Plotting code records

+++

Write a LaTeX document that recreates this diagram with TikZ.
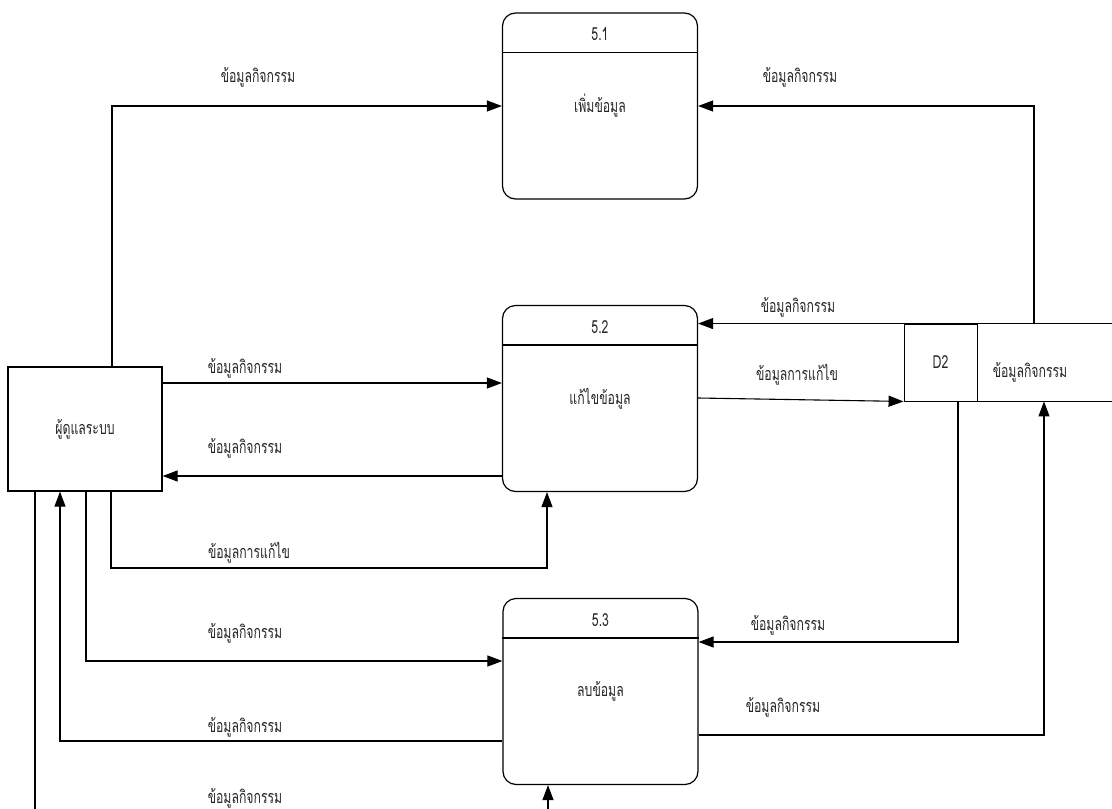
\documentclass[tikz,border=0pt]{standalone}
\usepackage{fontspec}
\newfontfamily\thai[Script=Thai,FakeStretch=0.68]{Loma}
\usetikzlibrary{arrows.meta}
\begin{document}
\begin{tikzpicture}[x=1pt,y=-1pt,
  every node/.style={font=\thai\fontsize{18}{20}\selectfont, text=black!85, inner sep=0pt},
  proc/.style={draw, line width=1.2pt, rounded corners=13pt, minimum width=195pt, minimum height=186pt},
  entity/.style={draw, line width=1.2pt, minimum width=154pt, minimum height=124pt},
  idcell/.style={draw, line width=0.9pt, minimum width=73pt, minimum height=77pt},
  flow/.style={line width=1.1pt, -{Triangle[length=15pt,width=11pt]}},
  edge/.style={line width=1.6pt}
]
\useasboundingbox (0,0) rectangle (1112,809);
\clip (0,0) rectangle (1112,809);

% external entity
\node[entity] (ent) at (85,429) {ผู้ดูแลระบบ};

% processes
\node[proc] (p1) at (600,106) {เพิ่มข้อมูล};
\node[proc] (p2) at (600,398.5) {แก้ไขข้อมูล};
\node[proc] (p3) at (600.5,691.5) {ลบข้อมูล};
\foreach \p/\n in {p1/5.1,p2/5.2,p3/5.3}{
  \draw[line width=1.2pt] ([yshift=-40pt]\p.north west) -- ([yshift=-40pt]\p.north east);
  \node (\p id) at ([yshift=-22pt]\p.north) {\n};
}

% data store D2
\node[idcell] (d2) at (940.5,362.5) {D2};
\draw[edge] (d2.north west) -- (1120,0 |- d2.north);
\draw[edge] (d2.south west) -- (1120,0 |- d2.south);
\node (d2name) at (1030,372) {ข้อมูลกิจกรรม};

% flows between entity and processes
\draw[flow] (112,0 |- ent.north) |- (p1.west);
\draw[flow] (ent.east |- 0,383) -- (p2.west |- 0,383);
\draw[flow] (p2.west |- 0,476) -- (ent.east |- 0,476);
\draw[flow] (111,0 |- ent.south) -- (111,568) -- (547,568) -- (547,0 |- p2.south);
\draw[flow] (86,0 |- ent.south) |- (p3.west |- 0,661);
\draw[flow] (p3.west |- 0,741) -| (60,0 |- ent.south);
\draw[flow] (35,0 |- ent.south) -- (35,830) -- (548,830) -- (548,0 |- p3.south);

% flows between processes and data store
\draw[flow] (1034,0 |- d2.north) |- (p1.east);
\draw[flow] (d2.north west) -- (p2.east |- d2.north);
\draw[flow] (p2.east |- 0,398) -- (d2.south west);
\draw[flow] (958,0 |- d2.south) |- (p3.east |- 0,642);
\draw[flow] (p3.east |- 0,735) -| (1044,0 |- d2.south);

% flow labels
\node (l1) at (258,77) {ข้อมูลกิจกรรม};
\node (l2) at (800,77) {ข้อมูลกิจกรรม};
\node (l3) at (245,368) {ข้อมูลกิจกรรม};
\node (l4) at (245,448) {ข้อมูลกิจกรรม};
\node (l5) at (249,553) {ข้อมูลการแก้ไข};
\node (l6) at (245,633) {ข้อมูลกิจกรรม};
\node (l7) at (245,727) {ข้อมูลกิจกรรม};
\node (l8) at (245,798) {ข้อมูลกิจกรรม};
\node (l9) at (798,307) {ข้อมูลกิจกรรม};
\node (l10) at (797,375) {ข้อมูลการแก้ไข};
\node (l11) at (788,625) {ข้อมูลกิจกรรม};
\node (l12) at (783,707) {ข้อมูลกิจกรรม};
\end{tikzpicture}
\end{document}
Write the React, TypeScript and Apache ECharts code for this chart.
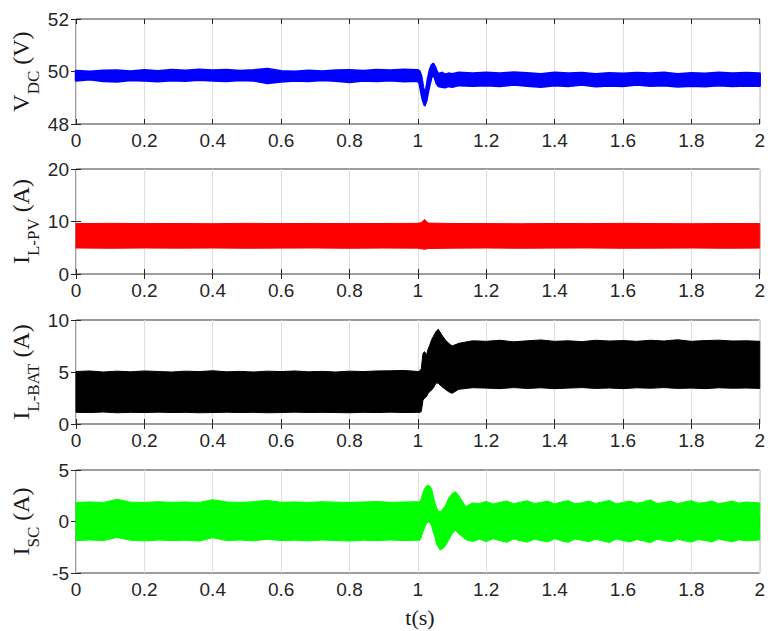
import React, { useEffect, useRef } from 'react';
import * as echarts from 'echarts';

// ---------- time samples ----------
const tPre = [0, 0.04, 0.08, 0.12, 0.16, 0.2, 0.24, 0.28, 0.32, 0.36, 0.4, 0.44, 0.48, 0.52, 0.56, 0.6, 0.64, 0.68, 0.72, 0.76, 0.8, 0.84, 0.88, 0.92, 0.96, 1.0];
const tTrans = [1.005, 1.01, 1.015, 1.02, 1.025, 1.03, 1.035, 1.04, 1.045, 1.05, 1.055, 1.06, 1.07, 1.08, 1.09, 1.1, 1.12, 1.16];
const tPost = [1.2, 1.24, 1.28, 1.32, 1.36, 1.4, 1.44, 1.48, 1.52, 1.56, 1.6, 1.64, 1.68, 1.72, 1.76, 1.8, 1.84, 1.88, 1.92, 1.96, 2.0];
const tMain = [...tPre, ...tTrans, ...tPost];

// ---------- V_DC envelope ----------
const vdcUpper = [
  50.02, 49.99, 50.03, 50.04, 50.00, 50.05, 50.01, 50.06, 50.03, 50.07, 50.04, 50.06, 50.02, 50.05, 50.10, 50.01, 49.99, 50.03, 50.00, 50.04, 50.05, 50.02, 50.06, 50.04, 50.07, 50.05,
  50.00, 49.80, 49.40, 49.15, 49.35, 49.75, 50.05, 50.22, 50.29, 50.18, 50.00, 49.90, 49.95, 49.88, 49.92, 49.90, 49.95, 49.92,
  49.95, 49.92, 49.96, 49.93, 49.90, 49.95, 49.92, 49.94, 49.90, 49.93, 49.91, 49.94, 49.92, 49.95, 49.90, 49.93, 49.91, 49.95, 49.92, 49.94, 49.92,
];
const vdcLower = [
  49.66, 49.70, 49.64, 49.62, 49.68, 49.66, 49.63, 49.67, 49.65, 49.69, 49.66, 49.64, 49.68, 49.66, 49.56, 49.62, 49.66, 49.64, 49.68, 49.65, 49.60, 49.66, 49.64, 49.67, 49.63, 49.65,
  49.55, 49.20, 48.90, 48.72, 48.90, 49.25, 49.55, 49.80, 49.88, 49.75, 49.55, 49.45, 49.42, 49.40, 49.45, 49.42, 49.48, 49.46,
  49.48, 49.45, 49.50, 49.46, 49.42, 49.48, 49.45, 49.50, 49.44, 49.47, 49.45, 49.50, 49.46, 49.48, 49.43, 49.46, 49.44, 49.48, 49.45, 49.47, 49.46,
];

// ---------- I_L-PV envelope ----------
const tPV = [0, 0.1, 0.2, 0.3, 0.4, 0.5, 0.6, 0.7, 0.8, 0.9, 1.0, 1.01, 1.02, 1.03, 1.1, 1.2, 1.3, 1.4, 1.5, 1.6, 1.7, 1.8, 1.9, 2.0];
const pvUpper = [9.6, 9.65, 9.6, 9.62, 9.58, 9.65, 9.6, 9.63, 9.6, 9.62, 9.65, 9.8, 10.4, 9.7, 9.62, 9.6, 9.58, 9.62, 9.6, 9.65, 9.6, 9.58, 9.62, 9.6];
const pvLower = [4.95, 4.9, 4.95, 4.92, 4.95, 4.9, 4.93, 4.95, 4.9, 4.94, 4.92, 4.8, 4.7, 4.85, 4.92, 4.95, 4.9, 4.93, 4.95, 4.9, 4.92, 4.95, 4.9, 4.93];

// ---------- I_L-BAT envelope ----------
const batUpper = [
  5.05, 5.10, 5.00, 5.08, 5.02, 5.10, 5.05, 5.00, 5.08, 5.04, 5.12, 5.02, 5.06, 5.00, 5.08, 5.04, 5.10, 5.02, 5.06, 5.00, 5.08, 5.04, 5.10, 5.12, 5.15, 5.05,
  5.10, 5.30, 6.80, 6.95, 6.60, 7.20, 7.60, 8.08, 8.40, 8.72, 8.97, 9.10, 8.56, 8.10, 7.76, 7.50, 7.76, 8.00,
  7.95, 8.05, 7.90, 8.00, 8.08, 7.95, 8.00, 7.92, 8.05, 7.98, 8.02, 7.95, 8.05, 7.98, 8.10, 7.95, 8.02, 8.06, 7.98, 8.00, 7.95,
];
const batLower = [
  1.12, 1.10, 1.15, 1.08, 1.12, 1.10, 1.14, 1.10, 1.12, 1.08, 1.10, 1.13, 1.10, 1.12, 1.08, 1.10, 1.14, 1.10, 1.12, 1.10, 1.08, 1.12, 1.10, 1.14, 1.10, 1.12,
  1.10, 1.20, 2.30, 2.50, 2.63, 2.95, 3.10, 3.27, 3.43, 3.75, 3.97, 3.90, 3.60, 3.34, 3.10, 2.95, 3.34, 3.49,
  3.45, 3.40, 3.50, 3.42, 3.48, 3.40, 3.45, 3.50, 3.42, 3.46, 3.40, 3.48, 3.44, 3.50, 3.42, 3.45, 3.40, 3.48, 3.44, 3.46, 3.42,
];

// ---------- I_SC envelope ----------
const tSCTrans = [1.005, 1.01, 1.015, 1.02, 1.025, 1.03, 1.035, 1.04, 1.045, 1.05, 1.055, 1.06, 1.065, 1.07, 1.08, 1.09, 1.1, 1.11, 1.12, 1.14, 1.16];
const tSCPost = [1.18, 1.2, 1.22, 1.24, 1.26, 1.28, 1.3, 1.32, 1.34, 1.36, 1.38, 1.4, 1.42, 1.44, 1.46, 1.48, 1.5, 1.52, 1.54, 1.56, 1.58, 1.6, 1.62, 1.64, 1.66, 1.68, 1.7, 1.72, 1.74, 1.76, 1.78, 1.8, 1.82, 1.84, 1.86, 1.88, 1.9, 1.92, 1.94, 1.96, 1.98, 2.0];
const tSC = [...tPre, ...tSCTrans, ...tSCPost];
const scUpper = [
  1.85, 1.90, 1.85, 2.15, 1.88, 1.85, 1.92, 1.86, 1.90, 1.85, 2.12, 1.90, 1.85, 1.92, 2.05, 1.86, 1.90, 1.85, 1.92, 1.88, 1.85, 1.90, 1.94, 1.86, 1.90, 1.92,
  1.90, 2.20, 2.80, 3.22, 3.45, 3.50, 3.45, 3.20, 2.50, 1.80, 1.30, 1.00, 0.95, 1.10, 1.50, 2.25, 2.70, 2.90, 2.50, 1.45, 1.80,
  1.75, 1.95, 1.70, 1.85, 2.00, 1.72, 1.88, 2.02, 1.75, 1.85, 1.98, 1.70, 1.90, 2.02, 1.72, 1.82, 1.98, 1.75, 1.90, 2.05, 1.72, 1.85, 1.98, 1.78, 1.90, 2.10, 1.75, 1.85, 1.98, 1.72, 1.90, 2.02, 1.78, 1.85, 1.98, 1.72, 1.85, 1.98, 1.78, 1.90, 1.85, 1.80,
];
const scLower = [
  -1.85, -1.80, -1.85, -1.55, -1.82, -1.88, -1.80, -1.85, -1.82, -1.90, -1.58, -1.85, -1.80, -1.88, -1.72, -1.85, -1.82, -1.88, -1.80, -1.85, -1.90, -1.82, -1.85, -1.80, -1.85, -1.82,
  -1.85, -1.50, -1.00, -0.60, -0.20, -0.05, -0.10, -0.40, -1.00, -1.50, -2.20, -2.50, -2.77, -2.70, -2.40, -1.80, -1.20, -0.85, -1.20, -1.75, -1.95,
  -1.72, -1.95, -1.68, -1.85, -2.02, -1.70, -1.86, -2.00, -1.72, -1.85, -1.98, -1.68, -1.88, -2.02, -1.70, -1.82, -1.96, -1.72, -1.88, -2.04, -1.70, -1.84, -1.98, -1.75, -1.88, -2.06, -1.72, -1.85, -1.96, -1.70, -1.88, -2.00, -1.75, -1.84, -1.98, -1.70, -1.85, -1.96, -1.76, -1.88, -1.84, -1.80,
];

// ---------- axes ----------
const yRanges = [
  { min: 48, max: 52, interval: 2 },
  { min: 0, max: 20, interval: 10 },
  { min: 0, max: 10, interval: 5 },
  { min: -5, max: 5, interval: 5 },
];
const panelTitles = [
  { main: 'V', sub: 'DC', unit: ' (V)' },
  { main: 'I', sub: 'L-PV', unit: ' (A)' },
  { main: 'I', sub: 'L-BAT', unit: ' (A)' },
  { main: 'I', sub: 'SC', unit: ' (A)' },
];
const xLabelTitle = 't(s)';

const SANS = '"Liberation Sans", Arial, Helvetica, sans-serif';
const SERIF = '"Liberation Serif", "Times New Roman", serif';
const AXIS_COLOR = '#262626';

export default function App() {
  const ref = useRef<HTMLDivElement>(null);

  useEffect(() => {
    if (!ref.current) return;
    const chart = echarts.init(ref.current, undefined, { renderer: 'svg' });

    const gridTops = [19, 169, 320, 470];
    const gridHeights = [105, 105, 104, 103];
    const left = 76;
    const width = 685.5;

    const grids = gridTops.map((top, i) => ({
      left,
      top,
      width,
      height: gridHeights[i],
      show: true,
      borderColor: '#3a3a3a',
      borderWidth: 1,
      backgroundColor: 'transparent',
    }));

    const xAxes: any[] = [];
    const yAxes: any[] = [];
    gridTops.forEach((_, i) => {
      xAxes.push({
        type: 'value',
        gridIndex: i,
        min: 0,
        max: 2,
        interval: 0.2,
        position: 'bottom',
        axisLine: { show: false },
        axisTick: { show: true, inside: true, length: 5, lineStyle: { color: AXIS_COLOR } },
        splitLine: { show: true, lineStyle: { color: '#dedede', width: 1 } },
        axisLabel: {
          show: true,
          margin: 7,
          fontSize: 19,
          fontFamily: SANS,
          color: AXIS_COLOR,
          formatter: (v: number) => String(Math.round(v * 10) / 10),
        },
      });
      xAxes.push({
        type: 'value',
        gridIndex: i,
        min: 0,
        max: 2,
        interval: 0.2,
        position: 'top',
        axisLine: { show: false },
        axisTick: { show: true, inside: true, length: 5, lineStyle: { color: AXIS_COLOR } },
        splitLine: { show: false },
        axisLabel: { show: false },
      });
      const r = yRanges[i];
      yAxes.push({
        type: 'value',
        gridIndex: i,
        min: r.min,
        max: r.max,
        interval: r.interval,
        position: 'left',
        axisLine: { show: false },
        axisTick: { show: true, inside: true, length: 5, lineStyle: { color: AXIS_COLOR } },
        splitLine: { show: false },
        axisLabel: { show: true, margin: 7, fontSize: 19, fontFamily: SANS, color: AXIS_COLOR },
      });
      yAxes.push({
        type: 'value',
        gridIndex: i,
        min: r.min,
        max: r.max,
        interval: r.interval,
        position: 'right',
        axisLine: { show: false },
        axisTick: { show: true, inside: true, length: 5, lineStyle: { color: AXIS_COLOR } },
        splitLine: { show: false },
        axisLabel: { show: false },
      });
    });

    // Each data item is one sample of the envelope: [t, lo, hi]; the whole band is drawn as one polygon.
    const band = (gi: number, t: number[], lo: number[], hi: number[], color: string, w: number) => {
      const n = Math.min(t.length, lo.length, hi.length);
      const pts: number[][] = [];
      for (let k = 0; k < n; k++) pts.push([t[k], lo[k], hi[k]]);
      return {
        type: 'custom',
        xAxisIndex: gi * 2,
        yAxisIndex: gi * 2,
        silent: true,
        z: 3,
        encode: { x: 0, y: [1, 2] },
        data: pts,
        renderItem: (params: any, api: any) => {
          if (params.dataIndexInside !== 0) return null;
          const len = params.dataInsideLength;
          const top: number[][] = [];
          const bottom: number[][] = [];
          for (let k = 0; k < len; k++) {
            top.push(api.coord([api.value(0, k), api.value(2, k)]));
            bottom.push(api.coord([api.value(0, k), api.value(1, k)]));
          }
          bottom.reverse();
          return {
            type: 'polygon',
            shape: { points: [...top, ...bottom] },
            style: { fill: color, stroke: color, lineWidth: w, lineJoin: 'round' },
          };
        },
      };
    };

    const series = [
      band(0, tMain, vdcLower, vdcUpper, '#0000ff', 2.5),
      band(1, tPV, pvLower, pvUpper, '#ff0000', 1),
      band(2, tMain, batLower, batUpper, '#000000', 1),
      band(3, tSC, scLower, scUpper, '#00ff00', 1),
    ];

    const graphics: any[] = panelTitles.map((p, i) => ({
      type: 'text',
      x: 20.5,
      y: gridTops[i] + gridHeights[i] / 2,
      rotation: Math.PI / 2,
      style: {
        text: `{m|${p.main}}{s|${p.sub}}{m|${p.unit}}`,
        align: 'center',
        verticalAlign: 'middle',
        rich: {
          m: { fontSize: 24, fontFamily: SERIF, fill: '#1a1a1a' },
          s: { fontSize: 17, fontFamily: SERIF, fill: '#1a1a1a', padding: [25, 0, 0, 0], verticalAlign: 'bottom' },
        },
      },
    }));
    graphics.push({
      type: 'text',
      x: 420,
      y: 617,
      style: {
        text: xLabelTitle,
        fontSize: 22,
        fontFamily: SERIF,
        fill: '#1a1a1a',
        align: 'center',
        verticalAlign: 'middle',
      },
    });

    chart.setOption({
      animation: false,
      backgroundColor: '#ffffff',
      grid: grids,
      xAxis: xAxes,
      yAxis: yAxes,
      series,
      graphic: graphics,
    });

    return () => {
      chart.dispose();
    };
  }, []);

  return (
    <div
      ref={ref}
      style={{ position: 'fixed', left: 0, top: 0, width: 768, height: 631, background: '#fff' }}
    />
  );
}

+++

#### Description of the task:
Copy out, exactly, every line from the one that contains "Write the React, TypeScript" through the one that contains "import * as echarts from 'echarts';". Pictures stay out of the copy.

#### Complete output:
Write the React, TypeScript and Apache ECharts code for this chart.
import React, { useEffect, useRef } from 'react';
import * as echarts from 'echarts';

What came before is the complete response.